Sexual dimorphism in the molecular mechanisms of insulin resistance during a critical developmental window in Wistar rats

• Published in: Cell communication and signaling Vol. 20; no. 1; pp. 1 - 154
• Main Authors: Ortiz-Huidobro, Rosa Isela, Larqué, Carlos, Velasco, Myrian, Chávez-Maldonado, Juan Pablo, Sabido, Jean, Sanchez-Zamora, Yuriko Itzel, Hiriart, Marcia
• Format: Journal Article
• Language: English
• Published: London BioMed Central 12.10.2022; BMC
• Subjects: Adipocytes; Adipose tissue; AKT protein; Animals; Binding sites; Blood glucose; Body fat; Carbohydrates; Critical developmental window; Diabetes; Diet; Gender differences; Gene expression; Glucose; Glucose homeostasis; Glucose tolerance; Hormones; Insulin; Insulin resistance; Insulin signaling pathway; Intolerance; Kinases; Lipids; Males; Metabolic disorders; Metabolic syndrome; Molecular modelling; Musculoskeletal system; Obesity; Phosphorylation; Physiology; Protein synthesis; Proteins; Rodents; S6K1 kinase; Serine; Sexes; Sexual dimorphism; Signal transduction; Skeletal muscle; Threonine; Weaning
• ISSN: 1478-811X; 1478-811X
• DOI: 10.1186/s12964-022-00965-6

Abstract Background Insulin resistance (IR) is a condition in which the response of organs to insulin is impaired.
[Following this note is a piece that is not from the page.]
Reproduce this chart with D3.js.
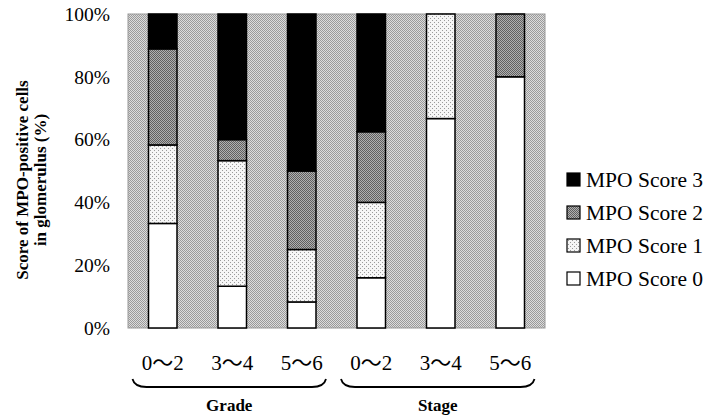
<!DOCTYPE html>
<html>
<head>
<meta charset="utf-8">
<script src="https://cdn.jsdelivr.net/npm/d3@7"></script>
<style>
  body { margin: 0; background: #fff; }
  svg text { font-family: "Liberation Serif", "DejaVu Serif", serif; fill: #000; }
</style>
</head>
<body>
<div id="chart"></div>
<script>
// data (percent of glomeruli per MPO score)
const categories = ["0～2", "3～4", "5～6", "0～2", "3～4", "5～6"];
const groups = ["Grade", "Stage"];
const seriesNames = ["MPO Score 0", "MPO Score 1", "MPO Score 2", "MPO Score 3"];
const score0 = [33.3, 13.3, 8.3, 16.0, 66.7, 80.0];
const score1 = [25.0, 40.0, 16.7, 24.0, 33.3, 0];
const score2 = [30.6, 6.7, 25.0, 22.5, 0, 20.0];
const score3 = [11.1, 40.0, 50.0, 37.5, 0, 0];
const yTicks = [0, 20, 40, 60, 80, 100];

const W = 724, H = 418;
const plot = { left: 128, right: 545, top: 14, bottom: 328 };
const serif = '"Liberation Serif", "DejaVu Serif", serif';

const svg = d3.select("#chart").append("svg")
    .attr("width", W).attr("height", H);

// halftone-ish fills
const defs = svg.append("defs");
function dotPattern(id, bg, dot, size, r) {
    const p = defs.append("pattern").attr("id", id)
        .attr("patternUnits", "userSpaceOnUse")
        .attr("width", size).attr("height", size);
    p.append("rect").attr("width", size).attr("height", size).attr("fill", bg);
    p.append("rect").attr("x", 0).attr("y", 0).attr("width", r).attr("height", r).attr("fill", dot);
    p.append("rect").attr("x", size / 2).attr("y", size / 2).attr("width", r).attr("height", r).attr("fill", dot);
}
dotPattern("bgPat", "#dcdcdc", "#9a9a9a", 2, 1);
dotPattern("s2Pat", "#b0b0b0", "#606060", 2, 1);
dotPattern("s1Pat", "#f6f6f6", "#9a9a9a", 4, 1);
const fills = ["#ffffff", "url(#s1Pat)", "url(#s2Pat)", "#000000"];

const x = d3.scaleBand()
    .domain(d3.range(categories.length))
    .range([plot.left, plot.right])
    .paddingInner(0.59)
    .paddingOuter(0.295);

const y = d3.scaleLinear().domain([0, 100]).range([plot.bottom, plot.top]);

// plot background
svg.append("rect")
    .attr("x", plot.left).attr("y", plot.top)
    .attr("width", plot.right - plot.left).attr("height", plot.bottom - plot.top)
    .attr("fill", "url(#bgPat)")
    .attr("stroke", "#999").attr("stroke-width", 1);

// stacked bars
const rows = categories.map((c, i) => ({ i, s0: score0[i], s1: score1[i], s2: score2[i], s3: score3[i] }));
const stack = d3.stack().keys(["s0", "s1", "s2", "s3"]);
const layers = stack(rows);

layers.forEach((layer, k) => {
    svg.append("g").selectAll("rect")
        .data(layer.filter(d => d[1] - d[0] > 0))
        .join("rect")
        .attr("x", d => x(d.data.i))
        .attr("width", x.bandwidth())
        .attr("y", d => y(d[1]))
        .attr("height", d => y(d[0]) - y(d[1]))
        .attr("fill", fills[k])
        .attr("stroke", "#000")
        .attr("stroke-width", 1.5);
});

// y axis labels
const yAxis = d3.axisLeft(y).tickValues(yTicks).tickSize(0).tickPadding(18)
    .tickFormat(d => d + "%");
const ya = svg.append("g").attr("transform", `translate(${plot.left},0)`).call(yAxis)
    .attr("font-family", serif).attr("font-size", 19.5);
ya.select(".domain").remove();
ya.selectAll("text").attr("fill", "#000");

// y title
const yt = svg.append("text")
    .attr("transform", "translate(31,180) rotate(-90)")
    .attr("text-anchor", "middle")
    .style("font-family", serif)
    .style("font-size", "17px").style("font-weight", "bold");
yt.append("tspan").attr("x", 0).attr("dy", "-0.2em").text("Score of MPO-positive cells");
yt.append("tspan").attr("x", 0).attr("dy", "1.1em").text("in glomerulus (%)");

// x category labels
svg.append("g").selectAll("text")
    .data(categories)
    .join("text")
    .attr("x", (d, i) => x(i) + x.bandwidth() / 2)
    .attr("y", 370)
    .attr("text-anchor", "middle")
    .style("font-family", '"Liberation Serif", "DejaVu Serif", "Noto Sans CJK JP", serif')
    .style("font-size", "21px")
    .text(d => d);

// group braces and labels
groups.forEach((g, gi) => {
    const a = x(gi * 3) - 16;
    const b = x(gi * 3 + 2) + x.bandwidth() + 10;
    svg.append("path")
        .attr("d", `M${a},379 Q${a + 2},387 ${a + 14},387 L${b - 14},387 Q${b - 2},387 ${b},379`)
        .attr("fill", "none").attr("stroke", "#000").attr("stroke-width", 1.8);
    svg.append("text")
        .attr("x", (a + b) / 2).attr("y", 411)
        .attr("text-anchor", "middle")
        .style("font-family", serif)
        .style("font-size", "17px").style("font-weight", "bold")
        .text(g);
});

// legend (Score 3 on top)
const legend = svg.append("g");
[3, 2, 1, 0].forEach((k, j) => {
    const cy = 180 + j * 33;
    legend.append("rect")
        .attr("x", 567).attr("y", cy - 7).attr("width", 13).attr("height", 13)
        .attr("fill", fills[k]).attr("stroke", "#000").attr("stroke-width", 1.2);
    legend.append("text")
        .attr("x", 586).attr("y", cy + 7)
        .style("font-family", serif)
        .style("font-size", "21.5px")
        .text(seriesNames[k]);
});
</script>
</body>
</html>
IR is an early marker of metabolic dysfunction. However, IR also appears in physiological contexts during critical developmental windows. The molecular mechanisms of physiological IR are largely unknown in both sexes. Sexual dimorphism in insulin sensitivity is observed since early stages of development. We propose that during periods of accelerated growth, such as around weaning, at postnatal day 20 (p20) in rats, the kinase S6K1 is overactivated and induces impairment of insulin signaling in its target organs. This work aimed to characterize IR at p20, determine its underlying mechanisms, and identify whether sexual dimorphism in physiological IR occurs during this stage. Methods We determined systemic insulin sensitivity through insulin tolerance tests, glucose tolerance tests, and blood glucose and insulin levels under fasting and fed conditions at p20 and adult male and female Wistar rats. Furthermore, we quantified levels of S6K1 phosphorylated at threonine 389 (T389) (active form) and its target IRS1 phosphorylated at serine 1101 (S1101) (inhibited form). In addition, we assessed insulin signal transduction by measuring levels of Akt phosphorylated at serine 473 (S473) (active form) in white adipose tissue and skeletal muscle through western blot. Finally, we determined the presence and function of GLUT4 in the plasma membrane by measuring the glucose uptake of adipocytes. Results were compared using two-way ANOVA (With age and sex as factors) and one-way ANOVA with post hoc Tukey’s tests or t-student test in each corresponding case. Statistical significance was considered for P values < 0.05. Results We found that both male and female p20 rats have elevated levels of glucose and insulin, low systemic insulin sensitivity, and glucose intolerance. We identified sex- and tissue-related differences in the activation of insulin signaling proteins in p20 rats compared to adult rats. Conclusions Male and female p20 rats present physiological insulin resistance with differences in the protein activation of insulin signaling. This suggests that S6K1 overactivation and the resulting IRS1 inhibition by phosphorylation at S1101 may modulate to insulin sensitivity in a sex- and tissue-specific manner.